"Fuochi Fatui"


E' oggigiorno indubbio come la Chimica, la Biologia e in generale tutte le branche della Nuova Scienza abbiano consentito di evolvere il nostro soporoso intelletto ben al di là di quanto fosse anche solo immaginabile, secoli or sono. 
I progressi ottenuti in tali campi sono senz'altro strabilianti, ben accetti e degni di lode, ma neppure il più arrogante degli scienziati si sognerà mai di definire conclusi gli studi sullo scibile, riconoscendo, anzi, come ogni risposta catturata faticosamente dall'ingegno umano generi a sua volta una cascata di domande. 
Come investigatore del mondo e indagatore dell'occulto, pochi misteri hanno suscitato la mia curiosità quanto i fuochi fatui, fenomeno naturale certamente sconosciuto ai più.
Si tratta di fiammelle bluastre, dall'aspetto evanescente e tetro, che spesso si manifestano a livello del terreno in particolari luoghi come cimiteri, paludi e stagni nelle brughiere. Il periodo migliore per osservarli parrebbe essere nelle calde sere d'agosto, quando l'aria è ferma e persino il frinire dei grilli sembra scemare intimorito dal silenzio tombale.
Tali fuochi sono spesso solitari e schivi ma, rare volte, compaiono a gruppi numerosi, quasi si trattasse di un conclave di spiriti che sussurrano segreti nella notte.
I chimici sostengono si tratti di fenomeni derivati dalla combustione del metano e del fosfano, avvenuta a seguito della decomposizione di resti organici, la quale provocherebbe un'improvvisa quanto breve luminescenza, destinata a svanire in pochi istanti senza alcun clamore.

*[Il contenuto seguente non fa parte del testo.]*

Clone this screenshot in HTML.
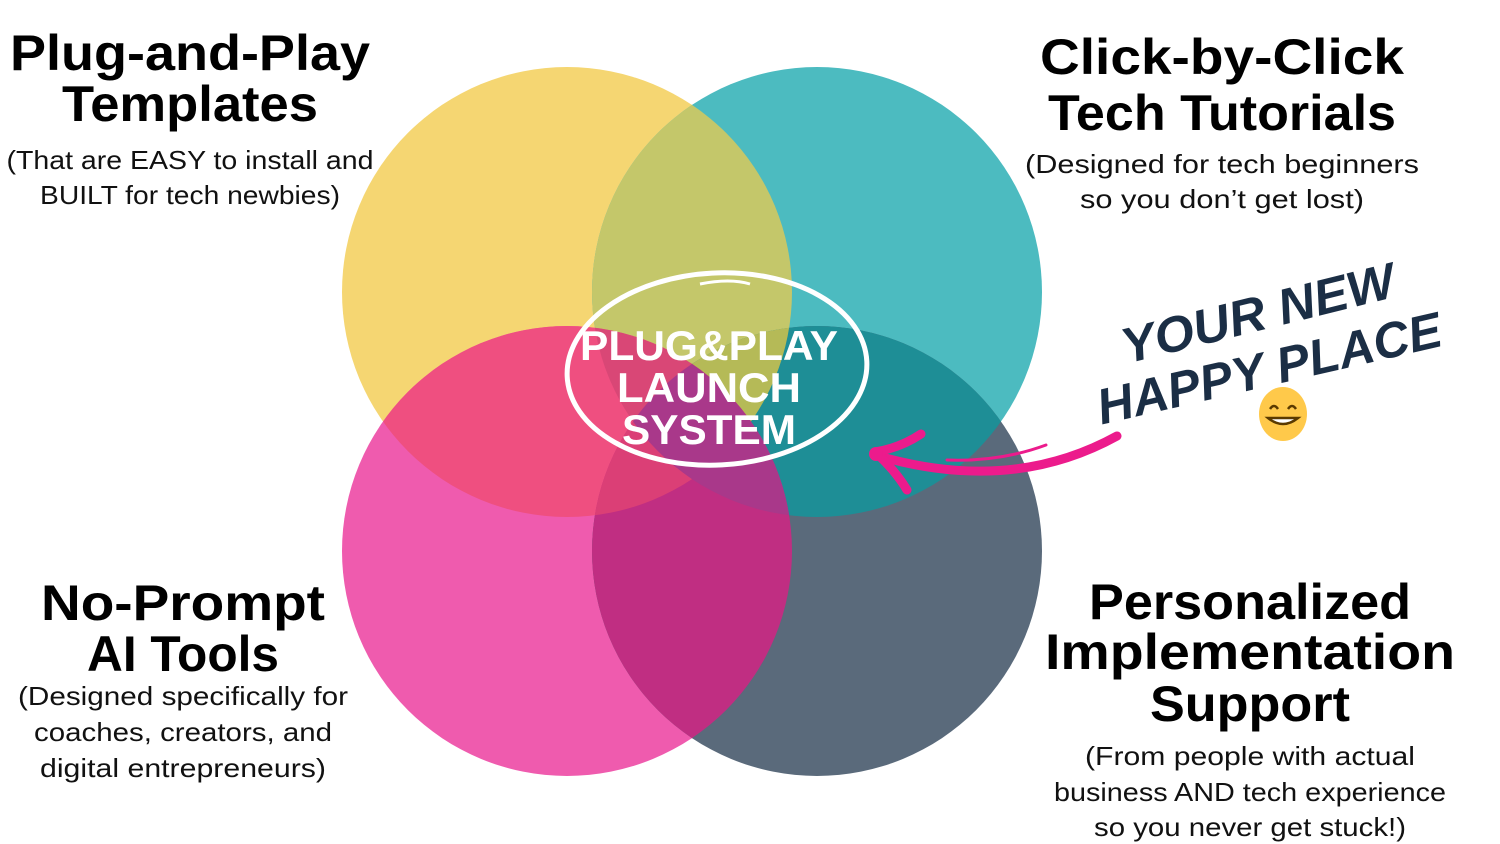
<!DOCTYPE html>
<html><head><meta charset="utf-8"><style>
html,body{margin:0;padding:0;background:#fff;width:1500px;height:844px;overflow:hidden}
svg{display:block}
.h{font-family:"Liberation Sans",sans-serif;font-weight:bold;font-size:50px;fill:#000}
.s{font-family:"Liberation Sans",sans-serif;font-size:26px;fill:#111}
.c{font-family:"Liberation Sans",sans-serif;font-weight:bold;font-size:42px;fill:#fff}
.hw{font-family:"Liberation Sans",sans-serif;font-weight:bold;font-style:italic;font-size:50px;fill:#1B2E45}
</style></head><body>
<svg width="1500" height="844" viewBox="0 0 1500 844">
<defs>
<clipPath id="cY"><circle cx="567" cy="292" r="225"/></clipPath>
<clipPath id="cT"><circle cx="817" cy="292" r="225"/></clipPath>
<clipPath id="cP"><circle cx="567" cy="551" r="225"/></clipPath>
<clipPath id="cS"><circle cx="817" cy="551" r="225"/></clipPath>
</defs>
<circle cx="567" cy="292" r="225" fill="#F5D672"/>
<circle cx="817" cy="292" r="225" fill="#4CBBC0"/>
<circle cx="567" cy="551" r="225" fill="#EF5BAE"/>
<circle cx="817" cy="551" r="225" fill="#5A6A7B"/>
<g clip-path="url(#cY)"><circle cx="817" cy="292" r="225" fill="#C4C76A"/></g>
<g clip-path="url(#cY)"><circle cx="567" cy="551" r="225" fill="#EF4F80"/></g>
<g clip-path="url(#cT)"><circle cx="817" cy="551" r="225" fill="#1E8E96"/></g>
<g clip-path="url(#cP)"><circle cx="817" cy="551" r="225" fill="#C02E82"/></g>
<g clip-path="url(#cY)"><g clip-path="url(#cT)"><circle cx="817" cy="551" r="225" fill="#B5BA57"/></g></g>
<g clip-path="url(#cY)"><g clip-path="url(#cT)"><circle cx="567" cy="551" r="225" fill="#D94776"/></g></g>
<g clip-path="url(#cY)"><g clip-path="url(#cS)"><circle cx="567" cy="551" r="225" fill="#DB3F76"/></g></g>
<g clip-path="url(#cT)"><g clip-path="url(#cS)"><circle cx="567" cy="551" r="225" fill="#A9388A"/></g></g>

<ellipse cx="717" cy="369" rx="150" ry="96" fill="none" stroke="#fff" stroke-width="5" transform="rotate(-3 717 369)"/>
<path d="M700,284 Q730,278 750,284" stroke="#fff" stroke-width="3" fill="none"/>
<text class="c" x="709" y="360" text-anchor="middle" textLength="258" lengthAdjust="spacingAndGlyphs">PLUG&amp;PLAY</text>
<text class="c" x="709" y="402" text-anchor="middle" textLength="184" lengthAdjust="spacingAndGlyphs">LAUNCH</text>
<text class="c" x="709" y="444" text-anchor="middle" textLength="174" lengthAdjust="spacingAndGlyphs">SYSTEM</text>

<text class="h" x="190" y="70" text-anchor="middle" textLength="360" lengthAdjust="spacingAndGlyphs">Plug-and-Play</text>
<text class="h" x="190" y="121" text-anchor="middle" textLength="256" lengthAdjust="spacingAndGlyphs">Templates</text>
<text class="s" x="190" y="169" text-anchor="middle" textLength="367" lengthAdjust="spacingAndGlyphs">(That are EASY to install and</text>
<text class="s" x="190" y="204" text-anchor="middle" textLength="300" lengthAdjust="spacingAndGlyphs">BUILT for tech newbies)</text>

<text class="h" x="1222" y="74" text-anchor="middle" textLength="364" lengthAdjust="spacingAndGlyphs">Click-by-Click</text>
<text class="h" x="1222" y="130" text-anchor="middle" textLength="348" lengthAdjust="spacingAndGlyphs">Tech Tutorials</text>
<text class="s" x="1222" y="173" text-anchor="middle" textLength="394" lengthAdjust="spacingAndGlyphs">(Designed for tech beginners</text>
<text class="s" x="1222" y="208" text-anchor="middle" textLength="284" lengthAdjust="spacingAndGlyphs">so you don’t get lost)</text>

<text class="h" x="183" y="620" text-anchor="middle" textLength="284" lengthAdjust="spacingAndGlyphs">No-Prompt</text>
<text class="h" x="183" y="671" text-anchor="middle" textLength="192" lengthAdjust="spacingAndGlyphs">AI Tools</text>
<text class="s" x="183" y="705" text-anchor="middle" textLength="330" lengthAdjust="spacingAndGlyphs">(Designed specifically for</text>
<text class="s" x="183" y="741" text-anchor="middle" textLength="298" lengthAdjust="spacingAndGlyphs">coaches, creators, and</text>
<text class="s" x="183" y="777" text-anchor="middle" textLength="286" lengthAdjust="spacingAndGlyphs">digital entrepreneurs)</text>

<text class="h" x="1250" y="619" text-anchor="middle" textLength="322" lengthAdjust="spacingAndGlyphs">Personalized</text>
<text class="h" x="1250" y="669" text-anchor="middle" textLength="410" lengthAdjust="spacingAndGlyphs">Implementation</text>
<text class="h" x="1250" y="721" text-anchor="middle" textLength="200" lengthAdjust="spacingAndGlyphs">Support</text>
<text class="s" x="1250" y="765" text-anchor="middle" textLength="330" lengthAdjust="spacingAndGlyphs">(From people with actual</text>
<text class="s" x="1250" y="801" text-anchor="middle" textLength="392" lengthAdjust="spacingAndGlyphs">business AND tech experience</text>
<text class="s" x="1250" y="836" text-anchor="middle" textLength="312" lengthAdjust="spacingAndGlyphs">so you never get stuck!)</text>

<text class="hw" x="1262" y="330" text-anchor="middle" textLength="280" lengthAdjust="spacingAndGlyphs" transform="rotate(-14 1262 330)">YOUR NEW</text>
<text class="hw" x="1273" y="385" text-anchor="middle" textLength="352" lengthAdjust="spacingAndGlyphs" transform="rotate(-13 1273 385)">HAPPY PLACE</text>
<ellipse cx="1283" cy="414" rx="24" ry="27" fill="#FFC94A"/>
<path d="M1270,409 q4,-6 8,0 M1288,409 q4,-6 8,0" stroke="#5a3a00" stroke-width="2.5" fill="none"/>
<path d="M1268,418 q15,12 30,0 z" fill="#fff" stroke="#5a3a00" stroke-width="2.5"/>

<path d="M1117,436 Q1010,495 875,455" stroke="#EC1B8C" stroke-width="9" fill="none" stroke-linecap="round"/>
<path d="M1046,445 Q1000,462 947,460" stroke="#EC1B8C" stroke-width="3" fill="none" stroke-linecap="round"/>
<path d="M921,434 Q900,448 875,452 Q895,470 907,490" stroke="#EC1B8C" stroke-width="9" fill="none" stroke-linecap="round" stroke-linejoin="round"/>
<circle cx="876" cy="454" r="7" fill="#EC1B8C"/>
</svg>
</body></html>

Personalmente, non sono d'accordo.
E' giunto in mio possesso infatti, attraverso contrattazioni, minacce e una buona dose di fortuna, un antico manoscritto proveniente da un ordine di monaci guerrieri, estintosi ormai da più di mille anni.
Costoro, forse più vicini di altri alle verità del mondo, ritenevano che i fuochi fatui fossero la naturale dimostrazione dell'esistenza dell'anima e che seguendoli un uomo smarrito potesse ritrovare la via di casa e, forse, il proprio destino. 
Tali monaci marchiavano a fuoco i propri polsi col simbolo di una fiamma e vegliavano a lungo i luoghi di sepoltura, ligi al proprio dovere nonostante le possibili intemperie. 
Non appena scorta una fulgida fiammella, gli adepti la scortavano con reverenza, proteggendola con ardore da possibili aggressioni da parte di entità maligne.
Il manoscritto tramanda inoltre la leggenda di Keroth'ul, un guerriero straordinario che combatté per sette giorni e sette notti per proteggere un gruppo di fuochi fatui dall'attacco di un ferocissimo demone, identificato vagamente come "Il Nemico".
Dopo la battaglia, Keroth'ul sarebbe crollato al suolo, vittorioso ma in fin di vita.
Gli spiriti, adesso salvi grazie alla sua impresa, l'avrebbero quindi avvolto in un caldo abbraccio, infondendo nell'eroe nuova forza e riportandolo alla vita.
Quand'ero giovane, non avrei mai creduto a una simile storiella, e probabilmente l'avrei relegata senza indugio nel regno dell'assurdo, alla stregua di un'ingenua favoletta, utile soltanto a spaventare i bambini.
Ma ho visto coi miei occhi il polso dell'uomo che stasera ha bussato alla mia porta, mi ha consegnato il manoscritto ed è svanito nell'oscurità.
Adesso che la notte è fonda, l'aria immobile e neanche il più flebile suono giunge alle mie orecchie protese verso il buio, sono più che certo che i suoi occhi somigliassero a due braci bluastre, ardenti e minacciose.
E quindi, lo confesso, non riesco a smettere di tremare.